General characteristics
- Class & type: Bluebird-class minesweeper
- Displacement: 362 long tons (368 t)
- Length: 144 ft 3 in (43.97 m)
- Beam: 27 ft 2 in (8.28 m)
- Draft: 12 ft (3.7 m)
- Installed power: 4 × Packard 600 hp (450 kW) diesel engines; 2,400 hp (1,800 kW);
- Propulsion: 2 × screws
- Speed: 13.6 kn (25.2 km/h; 15.7 mph)
- Complement: 39
- Armament: 2 × twin 20 mm (0.8 in) Oerlikon cannons anti-aircraft (AA) mounts; 2 × caliber .50 in (12.7 mm) machine guns; 1 × 81 mm mortar;

= USS Parrot =

Minesweeper of the United States Navy

USS Parrot (AMS/MSC-197) was a in the United States Navy for clearing coastal minefields.

==Construction==
Parrot was laid down 23 December 1953, as AMS–197, by Broward Marine, Inc., Fort Lauderdale, Florida; launched on 27 November 1954; sponsored by Mrs.
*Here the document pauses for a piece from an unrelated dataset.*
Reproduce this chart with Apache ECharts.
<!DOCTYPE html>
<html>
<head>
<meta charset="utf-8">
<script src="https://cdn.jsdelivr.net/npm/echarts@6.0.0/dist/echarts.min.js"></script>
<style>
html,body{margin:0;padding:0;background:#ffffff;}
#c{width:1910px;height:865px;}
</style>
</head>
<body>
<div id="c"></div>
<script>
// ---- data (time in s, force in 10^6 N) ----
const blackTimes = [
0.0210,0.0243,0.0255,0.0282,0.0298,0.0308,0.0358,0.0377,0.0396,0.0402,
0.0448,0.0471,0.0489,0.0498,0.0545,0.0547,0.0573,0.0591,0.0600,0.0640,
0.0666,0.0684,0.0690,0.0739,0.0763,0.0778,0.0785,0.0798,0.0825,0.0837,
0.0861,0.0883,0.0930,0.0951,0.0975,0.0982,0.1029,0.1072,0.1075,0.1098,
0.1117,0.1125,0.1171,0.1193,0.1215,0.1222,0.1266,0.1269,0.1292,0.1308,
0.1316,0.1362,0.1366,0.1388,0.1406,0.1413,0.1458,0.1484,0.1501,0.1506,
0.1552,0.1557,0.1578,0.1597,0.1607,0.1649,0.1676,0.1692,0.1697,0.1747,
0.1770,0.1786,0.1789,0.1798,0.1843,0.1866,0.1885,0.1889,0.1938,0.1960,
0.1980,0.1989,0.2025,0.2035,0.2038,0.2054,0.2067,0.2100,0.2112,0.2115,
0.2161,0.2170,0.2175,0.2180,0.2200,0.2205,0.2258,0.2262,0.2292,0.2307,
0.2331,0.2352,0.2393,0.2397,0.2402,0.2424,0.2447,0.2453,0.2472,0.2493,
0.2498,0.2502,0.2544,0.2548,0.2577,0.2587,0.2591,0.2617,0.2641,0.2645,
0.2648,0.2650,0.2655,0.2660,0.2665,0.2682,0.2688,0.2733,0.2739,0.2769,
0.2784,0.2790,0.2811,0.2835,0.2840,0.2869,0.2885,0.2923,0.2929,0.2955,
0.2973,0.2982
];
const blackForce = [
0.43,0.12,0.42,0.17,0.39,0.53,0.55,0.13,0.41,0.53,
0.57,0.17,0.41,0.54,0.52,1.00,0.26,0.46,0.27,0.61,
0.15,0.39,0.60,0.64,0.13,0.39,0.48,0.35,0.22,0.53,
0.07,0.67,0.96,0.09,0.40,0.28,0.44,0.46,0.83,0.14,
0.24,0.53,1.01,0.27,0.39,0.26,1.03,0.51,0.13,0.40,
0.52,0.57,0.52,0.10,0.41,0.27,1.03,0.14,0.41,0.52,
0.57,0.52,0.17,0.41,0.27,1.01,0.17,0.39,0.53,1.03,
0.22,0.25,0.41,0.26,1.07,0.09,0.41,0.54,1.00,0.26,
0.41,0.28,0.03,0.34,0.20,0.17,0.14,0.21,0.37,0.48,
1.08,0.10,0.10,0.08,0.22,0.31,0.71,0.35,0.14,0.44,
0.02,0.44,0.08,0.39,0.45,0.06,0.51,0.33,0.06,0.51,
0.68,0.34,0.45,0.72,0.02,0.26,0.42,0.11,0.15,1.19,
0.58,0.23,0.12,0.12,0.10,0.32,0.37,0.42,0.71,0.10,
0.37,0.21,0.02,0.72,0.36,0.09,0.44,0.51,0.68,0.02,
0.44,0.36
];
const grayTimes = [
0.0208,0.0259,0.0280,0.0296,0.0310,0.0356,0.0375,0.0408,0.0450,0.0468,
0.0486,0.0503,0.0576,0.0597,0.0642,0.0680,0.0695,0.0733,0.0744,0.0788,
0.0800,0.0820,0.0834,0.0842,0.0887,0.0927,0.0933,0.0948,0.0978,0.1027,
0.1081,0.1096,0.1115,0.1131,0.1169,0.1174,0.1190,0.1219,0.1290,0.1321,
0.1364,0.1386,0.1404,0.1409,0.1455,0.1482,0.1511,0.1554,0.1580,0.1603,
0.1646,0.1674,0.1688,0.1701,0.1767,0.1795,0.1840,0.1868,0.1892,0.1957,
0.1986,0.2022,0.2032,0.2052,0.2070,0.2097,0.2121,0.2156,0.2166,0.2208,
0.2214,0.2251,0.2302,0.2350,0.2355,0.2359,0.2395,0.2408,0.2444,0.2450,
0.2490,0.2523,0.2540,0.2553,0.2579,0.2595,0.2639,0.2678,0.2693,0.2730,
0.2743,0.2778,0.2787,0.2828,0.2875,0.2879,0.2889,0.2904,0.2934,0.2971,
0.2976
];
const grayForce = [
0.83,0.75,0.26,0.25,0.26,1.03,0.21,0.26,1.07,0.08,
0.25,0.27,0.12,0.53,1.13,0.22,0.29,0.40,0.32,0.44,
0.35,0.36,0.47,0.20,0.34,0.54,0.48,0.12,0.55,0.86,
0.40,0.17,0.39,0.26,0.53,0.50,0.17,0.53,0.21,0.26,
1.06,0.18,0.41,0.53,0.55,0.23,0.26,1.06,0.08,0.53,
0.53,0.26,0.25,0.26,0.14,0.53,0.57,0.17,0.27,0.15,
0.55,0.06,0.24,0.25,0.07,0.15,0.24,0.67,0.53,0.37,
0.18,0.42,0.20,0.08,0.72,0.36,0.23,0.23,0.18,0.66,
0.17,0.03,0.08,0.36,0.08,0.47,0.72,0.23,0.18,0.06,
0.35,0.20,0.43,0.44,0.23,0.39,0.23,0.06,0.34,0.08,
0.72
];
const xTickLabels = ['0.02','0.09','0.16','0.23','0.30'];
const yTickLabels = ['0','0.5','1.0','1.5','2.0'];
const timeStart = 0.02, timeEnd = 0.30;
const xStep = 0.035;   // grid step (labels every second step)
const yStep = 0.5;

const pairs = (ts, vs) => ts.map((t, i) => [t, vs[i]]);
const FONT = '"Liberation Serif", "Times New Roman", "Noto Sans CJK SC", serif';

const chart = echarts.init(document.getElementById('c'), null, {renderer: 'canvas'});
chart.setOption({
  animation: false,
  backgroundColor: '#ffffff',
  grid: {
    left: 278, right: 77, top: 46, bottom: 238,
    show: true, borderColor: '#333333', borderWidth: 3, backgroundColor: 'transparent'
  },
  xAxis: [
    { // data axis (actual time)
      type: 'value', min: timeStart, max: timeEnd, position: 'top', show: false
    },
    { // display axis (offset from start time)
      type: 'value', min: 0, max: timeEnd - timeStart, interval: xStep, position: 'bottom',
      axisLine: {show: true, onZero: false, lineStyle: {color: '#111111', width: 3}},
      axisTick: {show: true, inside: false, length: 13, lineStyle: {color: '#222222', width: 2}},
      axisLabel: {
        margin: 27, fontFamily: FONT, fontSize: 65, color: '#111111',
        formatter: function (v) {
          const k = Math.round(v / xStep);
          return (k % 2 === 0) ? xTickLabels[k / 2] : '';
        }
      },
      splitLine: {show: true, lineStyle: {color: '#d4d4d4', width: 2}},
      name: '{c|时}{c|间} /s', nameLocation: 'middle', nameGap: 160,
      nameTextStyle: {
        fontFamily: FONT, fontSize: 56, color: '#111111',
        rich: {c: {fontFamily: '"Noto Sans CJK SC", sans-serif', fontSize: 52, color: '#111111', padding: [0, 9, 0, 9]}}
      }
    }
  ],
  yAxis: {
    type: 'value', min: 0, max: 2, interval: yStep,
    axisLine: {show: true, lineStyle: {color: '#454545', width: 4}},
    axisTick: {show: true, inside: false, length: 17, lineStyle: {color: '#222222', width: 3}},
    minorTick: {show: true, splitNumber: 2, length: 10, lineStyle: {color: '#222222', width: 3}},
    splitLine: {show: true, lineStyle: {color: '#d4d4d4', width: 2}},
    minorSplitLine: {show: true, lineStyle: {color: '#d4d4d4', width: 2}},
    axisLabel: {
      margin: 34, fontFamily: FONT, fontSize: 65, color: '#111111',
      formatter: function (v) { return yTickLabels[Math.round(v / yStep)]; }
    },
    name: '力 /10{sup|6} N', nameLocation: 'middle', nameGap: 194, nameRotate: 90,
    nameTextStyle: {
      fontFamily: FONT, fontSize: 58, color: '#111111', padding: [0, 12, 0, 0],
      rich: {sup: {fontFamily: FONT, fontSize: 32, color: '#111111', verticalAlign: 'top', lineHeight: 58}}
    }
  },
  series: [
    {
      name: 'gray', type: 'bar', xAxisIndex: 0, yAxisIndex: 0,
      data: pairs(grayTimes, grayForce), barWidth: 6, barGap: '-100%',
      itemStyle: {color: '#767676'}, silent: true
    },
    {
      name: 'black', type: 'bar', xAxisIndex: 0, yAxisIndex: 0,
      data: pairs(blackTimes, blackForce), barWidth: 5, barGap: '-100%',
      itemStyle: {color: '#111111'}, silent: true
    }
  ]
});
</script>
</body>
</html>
S. Heuer; reclassified MSC–197 on 7 February 1955; and commissioned on 28 June 1955.

== North Atlantic operations==
After fitting out and training, Parrot, along with four other minesweepers, participated in cold weather minesweeping exercises in the North Atlantic. Parrot then moved to Charleston, South Carolina, her base for exercises and training operations in the Caribbean and the Gulf Stream. She remained there until January 1958, when she sailed north to participate in her first NATO exercise. In February 1958, Parrot was dispatched to the waters off Savannah, Georgia, to participate in a search for a nuclear weapon jettisoned by a bomber. Upon completion, she returned to the Caribbean area where she remained into 1961, conducting training exercises and serving as training ship for the Mine Warfare School. In March 1961, she assisted in helping to evaluate the new helicopter method of minesweeping. After completion of this duty, she returned to her training and patrol duties.
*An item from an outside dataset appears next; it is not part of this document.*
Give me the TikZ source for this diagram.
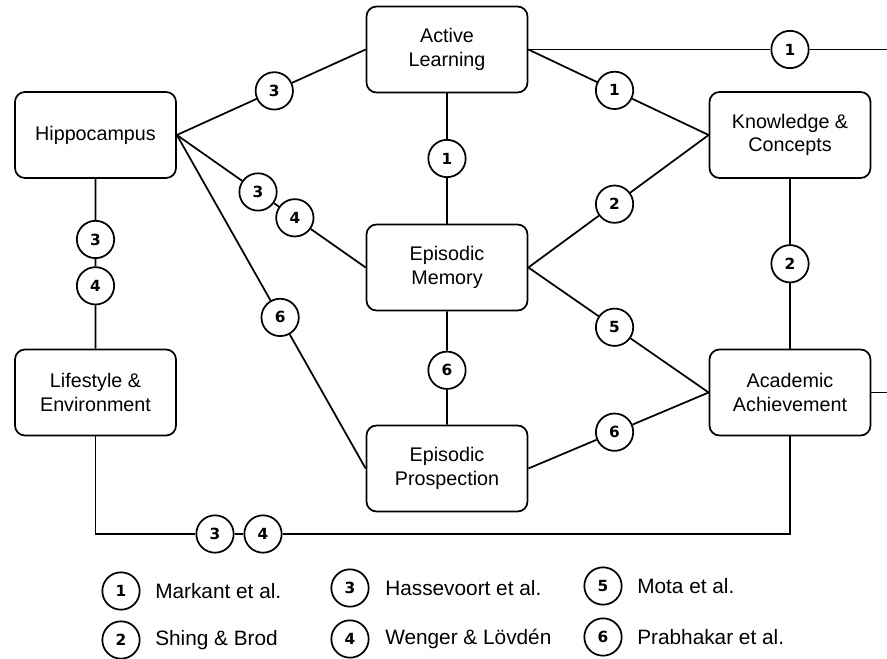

On 22 October 1962, Parrot was ordered to get underway, with no destination being specified. She was later directed to assist in the Cuban Quarantine operation. After this duty, she returned to Charleston. Once again she resumed her training and patrolling duties. On 1 March 1963, she left Charleston with orders to search for the overdue . Finding nothing, Parrot returned to port on 18 March. Resuming patrol duties and training exercises, Parrot also made annual deployments to the Caribbean until August 1968.
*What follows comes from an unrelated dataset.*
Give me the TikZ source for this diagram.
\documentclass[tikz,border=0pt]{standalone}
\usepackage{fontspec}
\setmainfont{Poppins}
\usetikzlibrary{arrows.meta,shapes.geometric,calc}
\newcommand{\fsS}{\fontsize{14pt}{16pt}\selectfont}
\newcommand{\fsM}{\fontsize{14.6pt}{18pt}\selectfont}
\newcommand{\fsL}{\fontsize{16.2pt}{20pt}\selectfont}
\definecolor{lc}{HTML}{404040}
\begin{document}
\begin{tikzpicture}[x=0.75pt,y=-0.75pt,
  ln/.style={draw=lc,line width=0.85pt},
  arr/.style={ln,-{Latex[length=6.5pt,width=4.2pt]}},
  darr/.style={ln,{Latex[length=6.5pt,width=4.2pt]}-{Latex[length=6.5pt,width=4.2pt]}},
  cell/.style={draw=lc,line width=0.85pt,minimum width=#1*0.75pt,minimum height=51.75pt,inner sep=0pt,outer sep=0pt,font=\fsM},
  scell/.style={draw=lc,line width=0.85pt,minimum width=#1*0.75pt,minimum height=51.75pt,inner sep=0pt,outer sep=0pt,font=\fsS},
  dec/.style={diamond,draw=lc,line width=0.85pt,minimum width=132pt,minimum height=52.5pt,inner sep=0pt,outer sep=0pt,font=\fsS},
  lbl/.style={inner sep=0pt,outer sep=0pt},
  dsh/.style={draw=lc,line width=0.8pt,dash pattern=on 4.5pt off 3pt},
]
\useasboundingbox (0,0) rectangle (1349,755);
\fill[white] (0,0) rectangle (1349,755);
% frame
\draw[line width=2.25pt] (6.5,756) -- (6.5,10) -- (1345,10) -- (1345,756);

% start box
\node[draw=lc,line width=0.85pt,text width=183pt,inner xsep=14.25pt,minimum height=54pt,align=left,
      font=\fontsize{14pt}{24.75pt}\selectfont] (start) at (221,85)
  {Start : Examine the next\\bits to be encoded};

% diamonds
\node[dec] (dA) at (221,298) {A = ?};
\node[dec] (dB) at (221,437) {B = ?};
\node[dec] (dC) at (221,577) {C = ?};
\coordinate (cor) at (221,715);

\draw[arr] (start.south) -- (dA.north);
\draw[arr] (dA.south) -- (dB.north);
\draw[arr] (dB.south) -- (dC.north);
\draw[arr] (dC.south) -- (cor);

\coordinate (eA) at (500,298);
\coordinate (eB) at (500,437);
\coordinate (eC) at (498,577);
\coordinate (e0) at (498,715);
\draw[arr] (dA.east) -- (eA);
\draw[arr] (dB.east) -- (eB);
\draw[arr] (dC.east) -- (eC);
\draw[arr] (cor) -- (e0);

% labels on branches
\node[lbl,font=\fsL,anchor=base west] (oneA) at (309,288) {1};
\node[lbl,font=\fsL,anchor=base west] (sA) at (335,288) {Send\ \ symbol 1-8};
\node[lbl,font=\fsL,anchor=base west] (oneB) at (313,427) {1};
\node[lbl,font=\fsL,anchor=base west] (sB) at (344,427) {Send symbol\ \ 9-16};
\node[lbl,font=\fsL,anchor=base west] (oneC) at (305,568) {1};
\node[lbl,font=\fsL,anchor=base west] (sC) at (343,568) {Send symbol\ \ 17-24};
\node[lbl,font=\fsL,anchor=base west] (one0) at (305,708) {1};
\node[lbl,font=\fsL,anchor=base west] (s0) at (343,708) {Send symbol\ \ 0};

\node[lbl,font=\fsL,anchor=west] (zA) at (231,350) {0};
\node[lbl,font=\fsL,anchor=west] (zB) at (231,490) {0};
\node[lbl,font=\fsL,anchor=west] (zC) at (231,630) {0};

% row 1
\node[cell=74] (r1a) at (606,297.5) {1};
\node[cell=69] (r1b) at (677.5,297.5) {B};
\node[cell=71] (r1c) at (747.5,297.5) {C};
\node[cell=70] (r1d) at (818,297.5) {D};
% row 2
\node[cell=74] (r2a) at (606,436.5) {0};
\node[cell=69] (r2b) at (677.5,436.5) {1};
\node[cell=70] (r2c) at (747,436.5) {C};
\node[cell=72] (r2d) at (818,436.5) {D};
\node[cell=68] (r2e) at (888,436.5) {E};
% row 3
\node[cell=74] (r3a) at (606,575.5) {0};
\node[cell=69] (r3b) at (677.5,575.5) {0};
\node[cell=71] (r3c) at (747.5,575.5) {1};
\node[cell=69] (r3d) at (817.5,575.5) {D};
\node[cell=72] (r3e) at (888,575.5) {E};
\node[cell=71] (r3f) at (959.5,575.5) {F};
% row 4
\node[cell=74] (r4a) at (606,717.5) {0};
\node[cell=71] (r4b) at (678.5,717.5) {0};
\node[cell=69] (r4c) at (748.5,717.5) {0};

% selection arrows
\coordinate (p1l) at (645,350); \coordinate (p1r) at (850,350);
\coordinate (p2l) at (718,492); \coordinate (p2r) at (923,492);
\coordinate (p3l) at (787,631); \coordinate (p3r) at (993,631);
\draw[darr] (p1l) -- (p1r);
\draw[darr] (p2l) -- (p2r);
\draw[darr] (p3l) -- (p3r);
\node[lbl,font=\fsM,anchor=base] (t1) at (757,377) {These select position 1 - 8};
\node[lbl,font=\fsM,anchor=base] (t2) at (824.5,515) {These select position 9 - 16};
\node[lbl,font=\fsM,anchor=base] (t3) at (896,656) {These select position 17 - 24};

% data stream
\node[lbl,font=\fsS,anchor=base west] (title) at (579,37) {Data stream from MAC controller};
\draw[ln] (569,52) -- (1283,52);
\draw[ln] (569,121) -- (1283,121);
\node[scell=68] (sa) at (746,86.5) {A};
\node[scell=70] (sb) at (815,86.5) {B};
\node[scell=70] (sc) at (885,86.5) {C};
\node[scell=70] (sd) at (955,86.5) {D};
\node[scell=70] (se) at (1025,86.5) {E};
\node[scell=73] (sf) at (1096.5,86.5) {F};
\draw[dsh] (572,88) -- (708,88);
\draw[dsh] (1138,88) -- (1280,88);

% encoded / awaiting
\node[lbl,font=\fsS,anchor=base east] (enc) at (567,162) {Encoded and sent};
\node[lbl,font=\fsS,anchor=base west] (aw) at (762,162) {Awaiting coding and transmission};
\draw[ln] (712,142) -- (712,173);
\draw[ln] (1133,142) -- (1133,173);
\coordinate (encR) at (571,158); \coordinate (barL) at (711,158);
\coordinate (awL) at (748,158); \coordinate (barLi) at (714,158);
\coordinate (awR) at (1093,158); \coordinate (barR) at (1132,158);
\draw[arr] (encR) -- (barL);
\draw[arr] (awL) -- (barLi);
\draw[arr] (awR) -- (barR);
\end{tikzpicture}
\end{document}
== Decommissioning and reassignment ==
Decommissioned and placed in service on 26 September 1968, Parrot became a Naval Reserve Training Ship at Atlantic City. Placed out of service on 20 July 1972, and struck from the Naval Vessel Register on 1 August 1972, Parrot was sold by Defense Reutilization and Marketing Service for scrapping on 1 December 1976.